La championne doit dépasser ces « micro-deuils » pour avancer. Deuil de la natation, deuil de l’entraineur, deuil des coéquipières, deuil de la meilleure amie Marie-Pierre, qui, elle, entend continuer la natation à haut niveau. « Nadia voit la natation comme un cocon dont elle va devoir s’émanciper en prenant le contrôle de sa vie. En d’autres mots, elle doit prendre son envol. Le papillon permettait cette symbolique », analyse Pascal Plante.

Découvrir la face cachée des Jeux olympiques

Pascal Plante a également voulu déconstruire l’image de l’athlète parfait·e qui vit dans l’idyllique village olympique. « L’athlète est toujours présenté·e comme un demi-dieu, comme un être parfait qui ne déroge jamais à la règle, mais ce n’est pas vrai. Les sportif·ve·s sont des êtres humains avant tout. » Il s’agissait alors de montrer la réalité. Le contrôle du corps sportif mis au service de la natation, les privations, les joies et les peines mais aussi les excès au moment où la pression se relâche.
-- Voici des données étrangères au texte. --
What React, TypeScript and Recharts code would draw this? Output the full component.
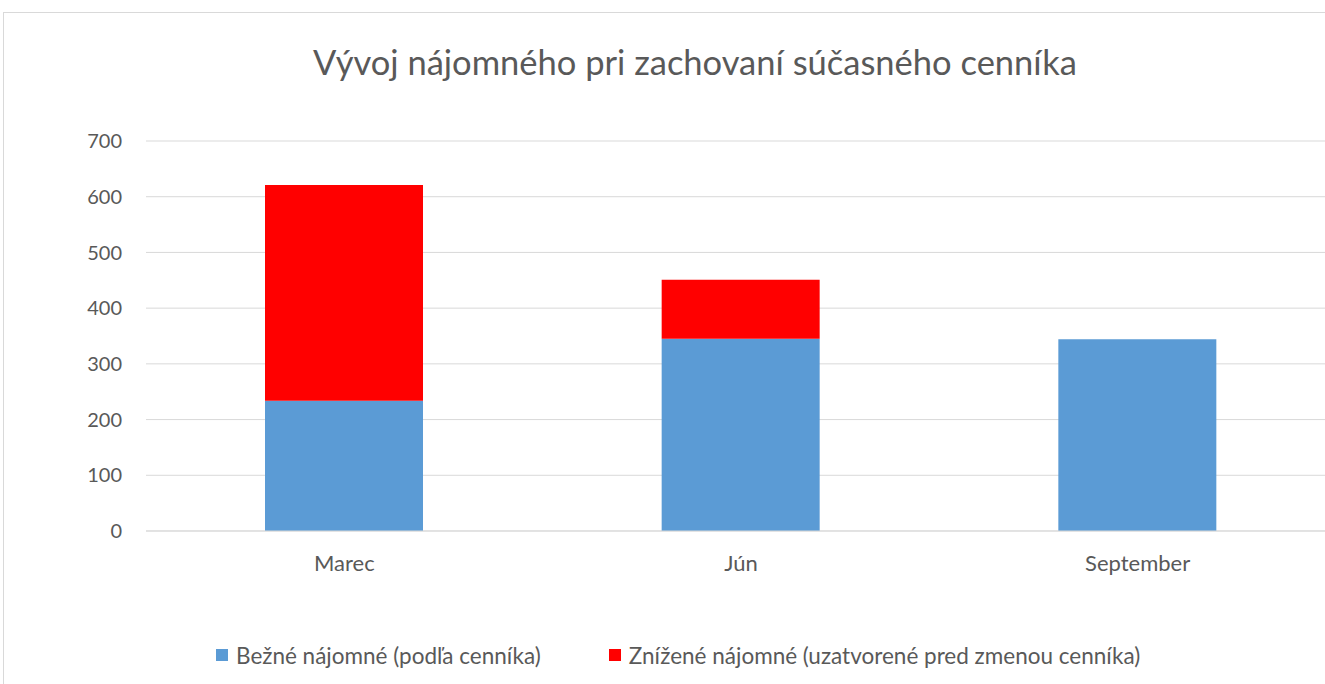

L’émancipation de Nadia passe par la découverte des excès du village olympique. Elle met un point final à une vie dédiée au sport avec toutes les privations que cela implique. « La vie sociale n’a pas été hyper développée pour elle. Je pense que c’est la réalité de certain·e·s athlètes dans le sens où on est dans une bulle de sport et on ne peut pas faire ce qu’on veut, on ne peut pas sortir tous les soirs », ajoute Katerine Savard.

 

Ce drame ne ressemble à aucun autre. L’authenticité des scènes de sport est époustouflante. Pour sa première expérience d’actrice, Katerine Savard a su se glisser dans la peau d’une nageuse, en plein blues post-compétition, arrivée à l’aube de sa nouvelle vie. Cibler la psychologie de la future ex-athlète et non ses performances rend ce film unique. Peu de films de sport (voire aucun) ne s’y était essayé. Celui-ci ne s’adresse pas seulement aux amateurs et amatrices de sport. Les émotions, les deuils et mêmes certaines situations sont universelles. « Je pense que tous les gens qui ont vécu quelque chose de très intense dans leur vie ou qui ont opéré un grand changement dans leur quotidien peuvent s’y retrouver », résume Pascal Plante.